Caso 4. «Yo te he dejado hablar…». Otro comodín para tertulianos fofos. Así suceden los hechos: un emisor, con mayor o menor fortuna, ha logrado expresar sus ideas durante un rato; luego, toma la palabra otro, que procede a hacer lo mismo. En un determinado momento, el primero interrumpe al segundo soltando coágulos verbales que obstaculizan la comprensión de lo que su interlocutor desea transmitir. El que tiene la vez sigue como si nada y el descortés continúa con su actitud. La escena avanza hasta que al rato se convierte en una algarabía. Es ahí cuando el frustrado lanza el mensaje de marras: «Yo te he dejado hablar…». Entonces recula el primero. El segundo ya puede expandirse. Reconozco que me chirría esta defensa del derecho a no ser interrumpido; sobre todo, porque se supone que se trata de un debate, o sea, una suerte de “combate boxístico” del idioma, y el fragor discursivo lleva a que unos aborden los navíos argumentales de otros en plena contienda dialéctica: unos dan, otros replican, estos logran enhebrar varios golpes, aquellos consiguen meter una idea inesperada… y cuando la cosa se desmadra, ¿para qué está el moderador? Me resulta tan infantil ese «como te he dejado hablar, me tienes que dejar hablar». Es una justificación muy pueril, muy en la línea de «venga, niños, no se peleen, que cada uno juegue diez minutos con el yoyó».

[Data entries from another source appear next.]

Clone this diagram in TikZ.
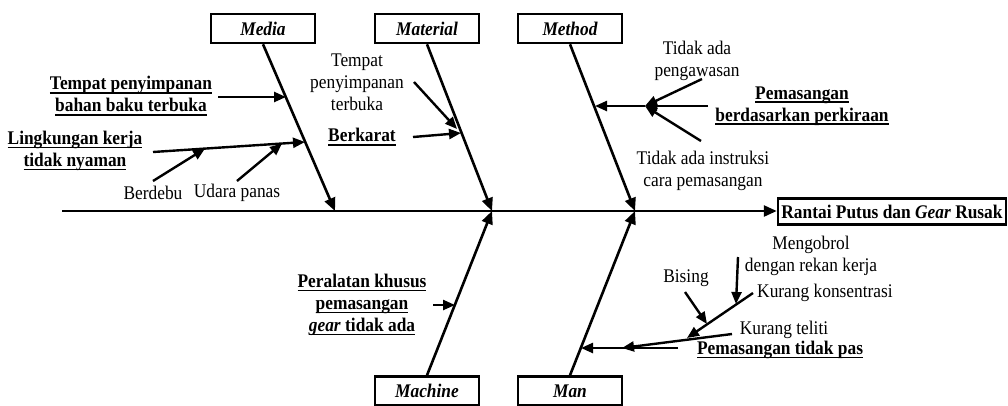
\documentclass[tikz,border=0pt]{standalone}
\usepackage{fontspec}
\setmainfont{Liberation Serif}[FakeStretch=0.9]
\usetikzlibrary{arrows.meta}
\newcommand\uln[1]{\setbox0=\hbox{#1}\leavevmode\rlap{\rule[-3.6pt]{\wd0}{1.5pt}}\box0}
\begin{document}
\begin{tikzpicture}[x=1pt,y=-1pt,
  every node/.style={font=\fontsize{19.3}{22}\selectfont, inner sep=0pt, align=center},
  catbox/.style={draw, line width=2.5pt, minimum width=104pt, minimum height=29pt, font=\fontsize{19.3}{22}\selectfont\bfseries\itshape},
  effbox/.style={draw, line width=2.5pt, minimum width=228pt, minimum height=26pt, font=\fontsize{19.3}{22}\selectfont\bfseries},
  bone/.style={line width=2.6pt, -{Triangle[length=13pt,width=11pt]}},
  arr/.style={line width=2.4pt, -{Triangle[length=12pt,width=10pt]}},
  cause/.style={font=\fontsize{19.3}{22}\selectfont},
  bcause/.style={font=\fontsize{19.3}{22}\selectfont\bfseries}]
\useasboundingbox (0,0) rectangle (1008,405);

% category boxes
\node[catbox] (media) at (263,28.5) {Media};
\node[catbox] (material) at (427,28.5) {Material};
\node[catbox] (method) at (570,28.5) {Method};
\node[catbox] (machine) at (427,391) {Machine};
\node[catbox] (man) at (570,391) {Man};
\node[effbox] (effect) at (892,211.5) {Rantai Putus dan \textit{Gear} Rusak};

% spine
\coordinate (spineL) at (62,211);
\coordinate (sMedia) at (335,211);
\coordinate (sMat) at (492,211);
\coordinate (sMet) at (635,211);
\draw[bone] (spineL) -- (spineL -| effect.west);

% bones
\draw[bone] (media.south) -- (sMedia);
\draw[bone] (material.south) -- (sMat);
\draw[bone] (method.south) -- (sMet);
\draw[bone] (machine.north) -- (sMat);
\draw[bone] (man.north) -- (sMet);

% ---- Media causes
\node[bcause] (tpb) at (131,96) {\uln{Tempat penyimpanan}\\\uln{bahan baku terbuka}};
\coordinate (tpbS) at (218,97);
\coordinate (tpbE) at (286,97);
\draw[arr] (tpbS) -- (tpbE);

\node[bcause] (lk) at (75,151) {\uln{Lingkungan kerja}\\\uln{tidak nyaman}};
\coordinate (lkS) at (153,152);
\coordinate (lkE) at (305,142);
\draw[arr] (lkS) -- (lkE);

\node[cause] (berdebu) at (153,193) {Berdebu};
\node[cause] (udara) at (237,193) {Udara panas};
\coordinate (bdS) at (153,181);
\coordinate (bdE) at (205,148.6);
\coordinate (upS) at (237,181);
\coordinate (upE) at (282,143.5);
\draw[arr] (bdS) -- (bdE);
\draw[arr] (upS) -- (upE);

% ---- Material causes
\node[cause] (tpt) at (357,82) {Tempat\\penyimpanan\\terbuka};
\coordinate (tptS) at (414,82);
\coordinate (tptE) at (457,129);
\draw[arr] (tptS) -- (tptE);
\node[bcause] (berkarat) at (362,137) {\uln{Berkarat}};
\coordinate (bkS) at (413,137);
\coordinate (bkE) at (461,133);
\draw[arr] (bkS) -- (bkE);

% ---- Method causes
\node[cause] (tap) at (697,61) {Tidak ada\\pengawasan};
\node[bcause] (pbp) at (802,106) {\uln{Pemasangan}\\\uln{berdasarkan perkiraan}};
\node[cause] (tai) at (703,171) {Tidak ada instruksi\\cara pemasangan};
\coordinate (mj) at (645,106);
\coordinate (mjU) at (702,79);
\coordinate (mjR) at (708,106);
\coordinate (mjD) at (701,141);
\coordinate (mjE) at (595,106);
\draw[arr] (mjU) -- (mj);
\draw[arr] (mjR) -- (mj);
\draw[arr] (mjD) -- (mj);
\draw[arr] (mj) -- (mjE);

% ---- Machine cause
\node[bcause] (pk) at (362,305) {\uln{Peralatan khusus}\\\uln{pemasangan}\\\uln{\textit{gear} tidak ada}};
\coordinate (pkS) at (433,305);
\coordinate (pkE) at (455,305);
\draw[arr] (pkS) -- (pkE);

% ---- Man causes
\node[cause] (mengobrol) at (811,256) {Mengobrol\\dengan rekan kerja};
\node[cause] (kk) at (825,293) {Kurang konsentrasi};
\node[cause] (bising) at (686,278) {Bising};
\node[cause] (kt) at (784,330) {Kurang teliti};
\node[bcause] (ptp) at (780,350) {\uln{Pemasangan tidak pas}};
\coordinate (ptpS) at (678,348);
\coordinate (ptpE) at (581,348);
\coordinate (ktS) at (732,334);
\coordinate (ktE) at (622,348);
\coordinate (kkS) at (753,293);
\coordinate (kkE) at (687,338);
\coordinate (bsS) at (685,292);
\coordinate (bsE) at (707,324);
\coordinate (mgS) at (738,257);
\coordinate (mgE) at (736,304);
\draw[arr] (ptpS) -- (ptpE);
\draw[arr] (ktS) -- (ktE);
\draw[arr] (kkS) -- (kkE);
\draw[arr] (bsS) -- (bsE);
\draw[arr] (mgS) -- (mgE);
\end{tikzpicture}
\end{document}
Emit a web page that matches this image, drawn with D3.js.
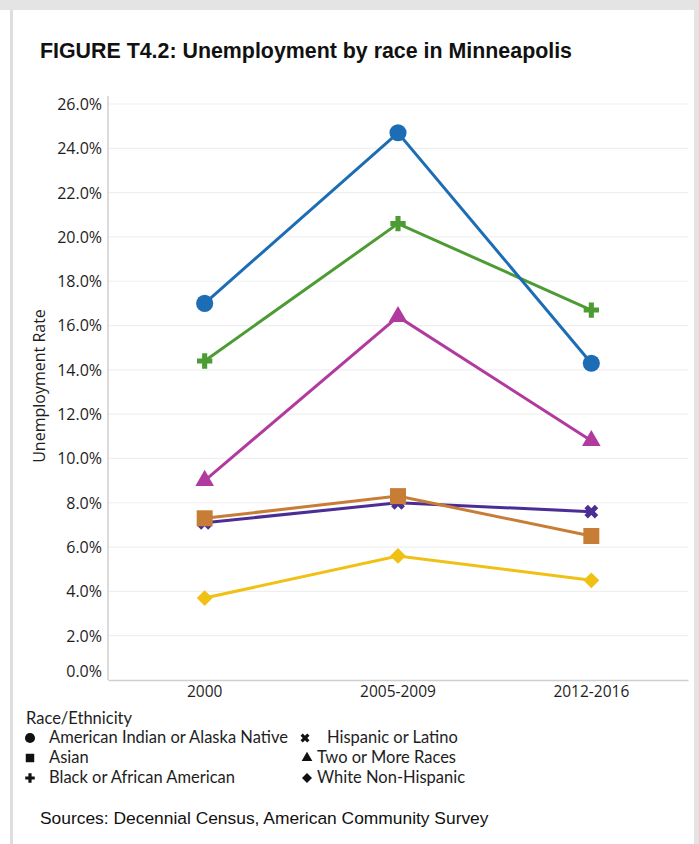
<!DOCTYPE html>
<html>
<head>
<meta charset="utf-8">
<script src="https://cdn.jsdelivr.net/npm/d3@7"></script>
<style>
  html, body { margin: 0; padding: 0; background: #fff; }
  svg { display: block; }
</style>
</head>
<body>
<svg id="chart" width="699" height="844"></svg>
<script>
// ---- Data ----
const periods = ["2000", "2005-2009", "2012-2016"];
const seriesNames = [
  "American Indian or Alaska Native",
  "Asian",
  "Black or African American",
  "Hispanic or Latino",
  "Two or More Races",
  "White Non-Hispanic"
];
const americanIndian = [17.0, 24.7, 14.3];
const asian = [7.3, 8.3, 6.5];
const black = [14.4, 20.6, 16.7];
const hispanic = [7.1, 8.0, 7.6];
const twoOrMore = [9.0, 16.4, 10.8];
const white = [3.7, 5.6, 4.5];
const yTicks = [0, 2, 4, 6, 8, 10, 12, 14, 16, 18, 20, 22, 24, 26];

const seriesValues = {
  "American Indian or Alaska Native": americanIndian,
  "Asian": asian,
  "Black or African American": black,
  "Hispanic or Latino": hispanic,
  "Two or More Races": twoOrMore,
  "White Non-Hispanic": white
};
const colors = {
  "American Indian or Alaska Native": "#1d6db5",
  "Asian": "#c87d37",
  "Black or African American": "#4c9b33",
  "Hispanic or Latino": "#4a2e96",
  "Two or More Races": "#b13a9e",
  "White Non-Hispanic": "#f1c015"
};
const symbols = {
  "American Indian or Alaska Native": {type: d3.symbolCircle, size: 230, rot: 0, leg: 80},
  "Asian": {type: d3.symbolSquare, size: 256, rot: 0, leg: 72},
  "Black or African American": {type: d3.symbolCross, size: 130, rot: 0, leg: 50},
  "Hispanic or Latino": {type: d3.symbolCross, size: 120, rot: 45, leg: 50},
  "Two or More Races": {type: d3.symbolTriangle, size: 150, rot: 0, leg: 50},
  "White Non-Hispanic": {type: d3.symbolSquare, size: 125, rot: 45, leg: 50}
};
const drawOrder = [
  "White Non-Hispanic", "Two or More Races", "Hispanic or Latino",
  "Asian", "Black or African American", "American Indian or Alaska Native"
];

const svg = d3.select("#chart");
const tickFont = "'Open Sans', 'Noto Sans', sans-serif";

// ---- Frame ----
svg.append("rect").attr("x", 0).attr("y", 0).attr("width", 699).attr("height", 10).attr("fill", "#e4e4e4");
svg.append("rect").attr("x", 10).attr("y", 10).attr("width", 3).attr("height", 834).attr("fill", "#dedede");
svg.append("rect").attr("x", 694).attr("y", 10).attr("width", 5).attr("height", 834).attr("fill", "#e4e4e4");

// ---- Title ----
svg.append("text")
  .attr("x", 40).attr("y", 58)
  .attr("font-family", "'Liberation Sans', Arial, sans-serif")
  .attr("font-weight", "bold")
  .attr("font-size", 22.5)
  .attr("textLength", 532)
  .attr("lengthAdjust", "spacingAndGlyphs")
  .attr("fill", "#111")
  .text("FIGURE T4.2: Unemployment by race in Minneapolis");

// ---- Scales ----
const x = d3.scaleBand().domain(periods).range([108, 688]);
const y = d3.scaleLinear().domain([0, 26]).range([680, 104]);
const cx = d => x(d) + x.bandwidth() / 2;

// gridlines
svg.append("g")
  .selectAll("line")
  .data(yTicks.filter(t => t > 0))
  .join("line")
  .attr("x1", 108).attr("x2", 688)
  .attr("y1", d => y(d)).attr("y2", d => y(d))
  .attr("stroke", "#efefef").attr("stroke-width", 1.2);

// y axis
const yAxis = svg.append("g")
  .attr("transform", "translate(108,0)")
  .call(d3.axisLeft(y).tickValues(yTicks).tickFormat(d => d3.format(".1f")(d) + "%").tickSize(0).tickPadding(6));
yAxis.select(".domain").attr("stroke", "#cfcfcf").attr("stroke-width", 1.5).attr("d", "M0,96V680");
yAxis.selectAll("text")
  .attr("font-family", tickFont).attr("font-size", 16).attr("fill", "#1e1e1e")
  .attr("dy", d => d === 0 ? "-0.2em" : "0.34em");

// x axis
const xAxis = svg.append("g")
  .attr("transform", "translate(0,680)")
  .call(d3.axisBottom(x).tickSize(0).tickPadding(6));
xAxis.select(".domain").attr("stroke", "#cfcfcf").attr("stroke-width", 1.5);
xAxis.selectAll("text")
  .attr("font-family", tickFont).attr("font-size", 15.5).attr("fill", "#1e1e1e");

// y title
svg.append("text")
  .attr("transform", "translate(45,386) rotate(-90)")
  .attr("text-anchor", "middle")
  .attr("font-family", tickFont).attr("font-size", 16).attr("fill", "#1e1e1e")
  .text("Unemployment Rate");

// ---- Lines & markers ----
const line = d3.line().x(d => cx(d.p)).y(d => y(d.v));
drawOrder.forEach(name => {
  const pts = periods.map((p, i) => ({p, v: seriesValues[name][i]}));
  const g = svg.append("g");
  g.append("path").datum(pts)
    .attr("d", line).attr("fill", "none")
    .attr("stroke", colors[name]).attr("stroke-width", 3);
  const s = symbols[name];
  g.selectAll("path.m").data(pts).join("path")
    .attr("class", "m")
    .attr("d", d3.symbol().type(s.type).size(s.size))
    .attr("transform", d => `translate(${cx(d.p)},${y(d.v)}) rotate(${s.rot})`)
    .attr("fill", colors[name]);
});

// ---- Legend ----
const legFont = "Lato, 'Open Sans', sans-serif";
const legSize = 16.5;
svg.append("text").attr("x", 26).attr("y", 724)
  .attr("font-family", legFont).attr("font-size", legSize).attr("fill", "#1e1e1e")
  .text("Race/Ethnicity");
const legendPos = [
  {name: seriesNames[0], sx: 30, tx: 49, y: 743},
  {name: seriesNames[1], sx: 30, tx: 49, y: 763},
  {name: seriesNames[2], sx: 30, tx: 49, y: 783},
  {name: seriesNames[3], sx: 305, tx: 327, y: 743},
  {name: seriesNames[4], sx: 307, tx: 317, y: 763},
  {name: seriesNames[5], sx: 307, tx: 317, y: 783}
];
legendPos.forEach(l => {
  const s = symbols[l.name];
  svg.append("path")
    .attr("d", d3.symbol().type(s.type).size(s.leg))
    .attr("transform", `translate(${l.sx},${l.y - 5}) rotate(${s.rot})`)
    .attr("fill", "#111");
  svg.append("text").attr("x", l.tx).attr("y", l.y)
    .attr("font-family", legFont).attr("font-size", legSize).attr("fill", "#1e1e1e")
    .text(l.name);
});

// ---- Source ----
svg.append("text").attr("x", 40).attr("y", 824)
  .attr("font-family", "'Liberation Sans', Arial, sans-serif").attr("font-size", 17.4).attr("fill", "#111")
  .text("Sources: Decennial Census, American Community Survey");
</script>
</body>
</html>
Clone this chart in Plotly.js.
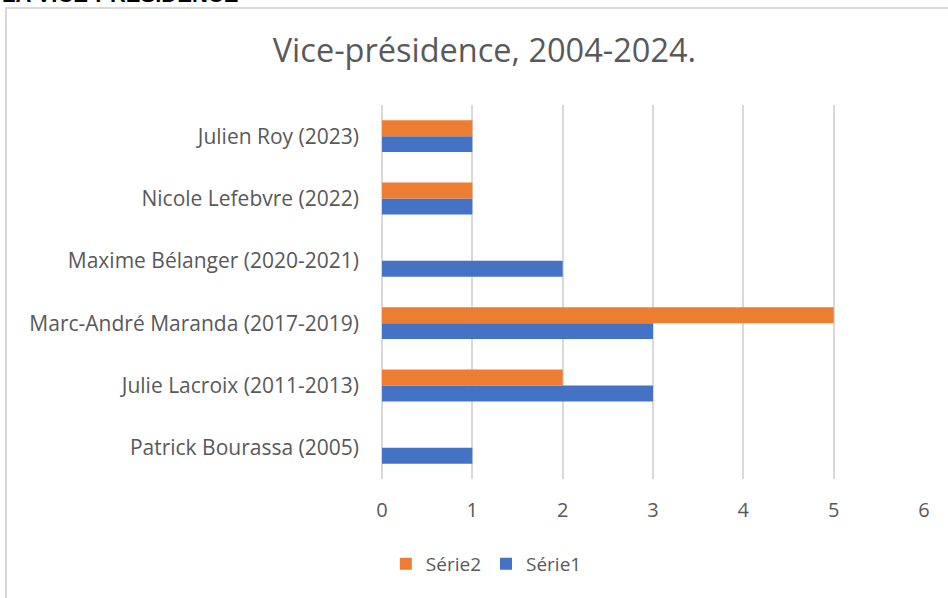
<!DOCTYPE html>
<html><head><meta charset="utf-8">
<script src="https://cdn.plot.ly/plotly-3.0.1.min.js"></script>
<style>
html,body{margin:0;padding:0;background:#fff;overflow:hidden}
#frame{position:absolute;left:5px;top:7px;width:1000px;height:700px;border:2px solid #d9d9d9;box-sizing:border-box}
#chart{position:absolute;left:0;top:0;width:948px;height:598px}
</style></head>
<body>
<div id="frame"></div>
<div id="chart"></div>
<script>
const categories = ["Patrick Bourassa (2005)","Julie Lacroix (2011-2013)","Marc-André Maranda (2017-2019)","Maxime Bélanger (2020-2021)","Nicole Lefebvre (2022)","Julien Roy (2023)"];
const serie1 = [1,3,3,2,1,1];
const serie2 = [0,2,5,0,1,1];
const xTicks = [0,1,2,3,4,5,6];
const seriesNames = ["Série1","Série2"];
const titleText = "Vice-présidence, 2004-2024.";
const headerText = "LA VICE-PRÉSIDENCE";

const font = "'Open Sans', Lato, sans-serif";
const data = [
  {type:'bar', orientation:'h', name:seriesNames[0], y:categories, x:serie1, marker:{color:'#4472C4'}, hoverinfo:'x+name'},
  {type:'bar', orientation:'h', name:seriesNames[1], y:categories, x:serie2, marker:{color:'#ED7D31'}, hoverinfo:'x+name'}
];
const layout = {
  width:948, height:598,
  paper_bgcolor:'rgba(0,0,0,0)', plot_bgcolor:'rgba(0,0,0,0)',
  margin:{l:382, r:24, t:105, b:119},
  barmode:'group', bargap:0.49, bargroupgap:0,
  font:{family:font, color:'#595959', size:18},
  title:{text:titleText, x:0.511, xanchor:'center', y:0.916, yanchor:'middle', yref:'container', font:{size:32.5, color:'#595959', family:font}},
  xaxis:{range:[0,6], tickvals:xTicks, showgrid:true, gridcolor:'#d9d9d9', gridwidth:1.5, zeroline:true, zerolinecolor:'#d9d9d9', zerolinewidth:1.5, showline:false, ticks:'', ticklabelstandoff:17, tickfont:{size:20, color:'#595959'}, fixedrange:true},
  yaxis:{type:'category', categoryorder:'array', categoryarray:categories, showgrid:false, zeroline:false, showline:false, ticks:'', ticklabelstandoff:22, tickfont:{size:21, color:'#595959'}, fixedrange:true},
  legend:{orientation:'h', traceorder:'reversed', x:0.513, xanchor:'center', xref:'container', y:0.057, yanchor:'middle', yref:'container', font:{size:19, color:'#595959'}, itemwidth:20},
  showlegend:true,
  annotations:[{text:'<b>'+headerText+'</b>', xref:'paper', yref:'paper', x:-382/542, xanchor:'left', y:(479-9)/374, yanchor:'bottom', showarrow:false, font:{size:22, color:'#000', family:"'Liberation Sans', Arial, sans-serif"}}]
};
Plotly.newPlot('chart', data, layout, {displayModeBar:false, responsive:false});
</script>
</body></html>
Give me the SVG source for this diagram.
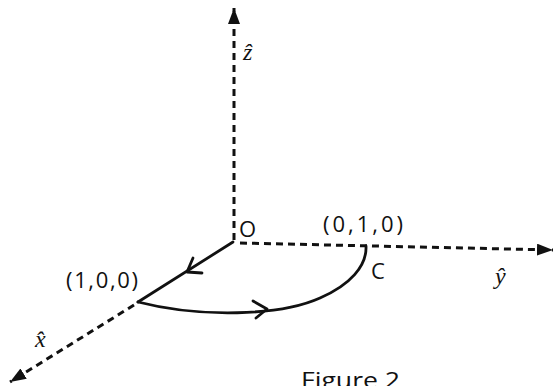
<svg xmlns="http://www.w3.org/2000/svg" width="553" height="386" viewBox="0 0 553 386">
<style>
.axis{stroke:#111;stroke-width:3;fill:none;stroke-dasharray:7 5}
.solid{stroke:#111;stroke-width:2.8;fill:none;stroke-linecap:round;stroke-linejoin:round}
.lbl{font-family:"Open Sans","Liberation Sans",sans-serif;font-size:22px;fill:#111}
.hat{font-family:"Liberation Serif",serif;font-style:italic;font-size:24px;fill:#111}
</style>
<defs>
<marker id="tri" viewBox="0 0 16 12" refX="16" refY="6" markerWidth="16" markerHeight="12" markerUnits="userSpaceOnUse" orient="auto">
<path d="M0,0 L16,6 L0,12 Z" fill="#111"/>
</marker>
</defs>
<rect width="553" height="386" fill="#fff"/>
<g id="connectors">
<line id="z-axis" class="axis" x1="234" y1="240" x2="234" y2="8" marker-end="url(#tri)"/>
<line id="y-axis" class="axis" x1="240" y1="243" x2="553" y2="250" marker-end="url(#tri)"/>
<line id="x-axis" class="axis" x1="134" y1="305" x2="10" y2="382" marker-end="url(#tri)"/>
<line id="seg-O-A" class="solid" x1="233" y1="242" x2="138" y2="302"/>
<path id="open-arrow-1" class="solid" d="M193,258 L187,272 L202,273"/>
<path id="curve-A-C" class="solid" d="M138,302 C200,318 280,316 320,298 C350,285 367,266 366,246"/>
<path id="open-arrow-2" class="solid" d="M253,301 L267,309 L256,318"/>
</g>
<g id="node-O"><text class="lbl" x="239" y="237">O</text></g>
<g id="node-010"><text class="lbl" x="323" y="232" textLength="80" lengthAdjust="spacing">(0,1,0)</text></g>
<g id="node-C"><text class="lbl" x="371" y="279">C</text></g>
<g id="node-100"><text class="lbl" x="66" y="288" textLength="72" lengthAdjust="spacing">(1,0,0)</text></g>
<g id="label-z"><text class="hat" x="243" y="60">ẑ</text></g>
<g id="label-y"><text class="hat" x="495" y="284">ŷ</text></g>
<g id="label-x"><text class="hat" x="35" y="347">x̂</text></g>
<g id="caption"><text class="lbl" x="301" y="388" style="font-size:22px" textLength="99" lengthAdjust="spacingAndGlyphs">Figure 2</text></g>
</svg>
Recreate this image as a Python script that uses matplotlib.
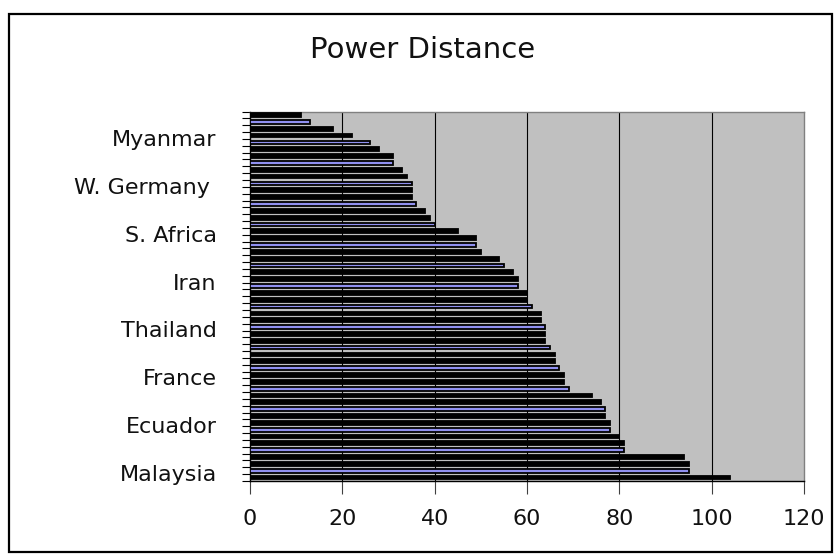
import numpy as np
import matplotlib
matplotlib.use("Agg")
import matplotlib.pyplot as plt
import matplotlib.transforms as mtransforms
from matplotlib.patches import Rectangle

# Power Distance index values, listed from the top bar to the bottom bar
values = [11, 13, 18, 22, 26, 28, 31, 31, 33, 34, 35, 35, 35, 36, 38, 39, 40,
          45, 49, 49, 50, 54, 55, 57, 58, 58, 60, 60, 61, 63, 63, 64, 64, 64,
          65, 66, 66, 67, 68, 68, 69, 74, 76, 77, 77, 78, 78, 80, 81, 81, 94,
          95, 95, 104]
# visible category labels, every 7th category counted from the bottom
label_names = ["Malaysia", "Ecuador", "France", "Thailand", "Iran",
               "S. Africa", "W. Germany ", "Myanmar"]
label_step = 7
title = "Power Distance"
x_ticks = [0, 20, 40, 60, 80, 100, 120]

plt.rcParams['font.family'] = ['DejaVu Sans']

W, H = 840, 560
fig = plt.figure(figsize=(W / 100, H / 100), dpi=100)
fig.patch.set_facecolor('white')

left, right, top, bottom = 250, 804, 111.6, 481
ax = fig.add_axes([left / W, 1 - bottom / H, (right - left) / W, (bottom - top) / H])
ax.set_facecolor('#C0C0C0')

n = len(values)
y = np.arange(n)
colors = ['#9090F0' if i % 3 == 1 else 'black' for i in range(n)]
ax.barh(y, values, height=0.55, color=colors, edgecolor='black',
        linewidth=1.3, zorder=3)

ax.set_xlim(x_ticks[0], x_ticks[-1])
ax.set_ylim(n - 0.5, -0.5)

# vertical gridlines
for xv in x_ticks[1:-1]:
    ax.axvline(xv, color='black', linewidth=0.8, zorder=1)

ax.set_xticks(x_ticks)
ax.set_xticklabels([str(v) for v in x_ticks], fontsize=16, color='#111111')
ax.tick_params(axis='x', direction='out', length=9, width=0.8, pad=11,
               color='#404040')

label_idx = [n - 1 - k * label_step for k in range(len(label_names))]
ax.set_yticks(label_idx)
ax.set_yticklabels(label_names, fontsize=16, color='#111111')
ax.set_yticks(np.arange(-0.5, n, 1.0), minor=True)
ax.tick_params(axis='y', which='major', length=0, pad=24)
ax.tick_params(axis='y', which='minor', direction='out', length=6, width=0.8,
               color='black')
offset = mtransforms.ScaledTranslation(0, 4.5 / 100, fig.dpi_scale_trans)
for lab in ax.get_yticklabels():
    lab.set_transform(lab.get_transform() + offset)

for s in ['left', 'bottom']:
    ax.spines[s].set_color('black')
    ax.spines[s].set_linewidth(1.0)
for s in ['top', 'right']:
    ax.spines[s].set_color('#808080')
    ax.spines[s].set_linewidth(1.0)

fig.text(422.5 / W, 1 - 58 / H, title, ha='center', va='baseline', fontsize=21,
         color='#111111')

# outer chart border
fig.patches.append(Rectangle((9 / W, 1 - 552 / H), (832 - 9) / W, (552 - 14) / H,
                             transform=fig.transFigure, fill=False,
                             edgecolor='black', linewidth=1.6))

fig.savefig('out.png', dpi=100)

Volviendo sobre el ejemplo del boxeo: ¿se imaginan un combate que se desarrolle de un modo tan equitativo: yo te doy, tú me das, te replico, me respondes, ahora doy, después recibo…? “Tongo” es la palabra que utilizaríamos, ¿no? En un debate se pactan intervenciones y se asumen normas de respeto. El que arbitra decidirá si el desequilibrio en los tiempos de exposición de los participantes merece alguna compensación. Ese «yo te he dejado hablar…» suena a conchabanza, o sea, al peor enemigo que puede tener la dialéctica y, con ella, el pensamiento crítico.
Aunque represente un ejercicio de notable intolerancia que debería ser sancionado por cualquier moderador que se precie y lo que voy a decir me sitúe ahora mismo en la órbita de los macarras, reconozco que, en ocasiones, ante determinados tertulianos, me gustaría oír como contrarresto a la pusilánime expresión un contundente: «pues claro que me has dejado hablar, ¿acaso no es más interesante y acertado lo que yo tengo que decir?»; o la que merece ser considerada como quintaesencia de la desvergüenza y la chulería: «y a mí qué si me has dejado hablar; ese es tu problema, no el mío».
III
Tras lo expuesto, reconozco la existencia de un quinto caso de blablablá: la del articulista que escribe sobre pajas oculares ajenas desentendiéndose de las vigas propias. Por si yo representara el mejor ejemplo de este cupo, lo mejor es finalizar este desagradable ejercicio de escritura, que quizás ha tomado forma al margen de esa verdad tan ignorada en estos tiempos de pajarotas: «Si lo que tienes que decir no es mejor que el silencio, no lo digas».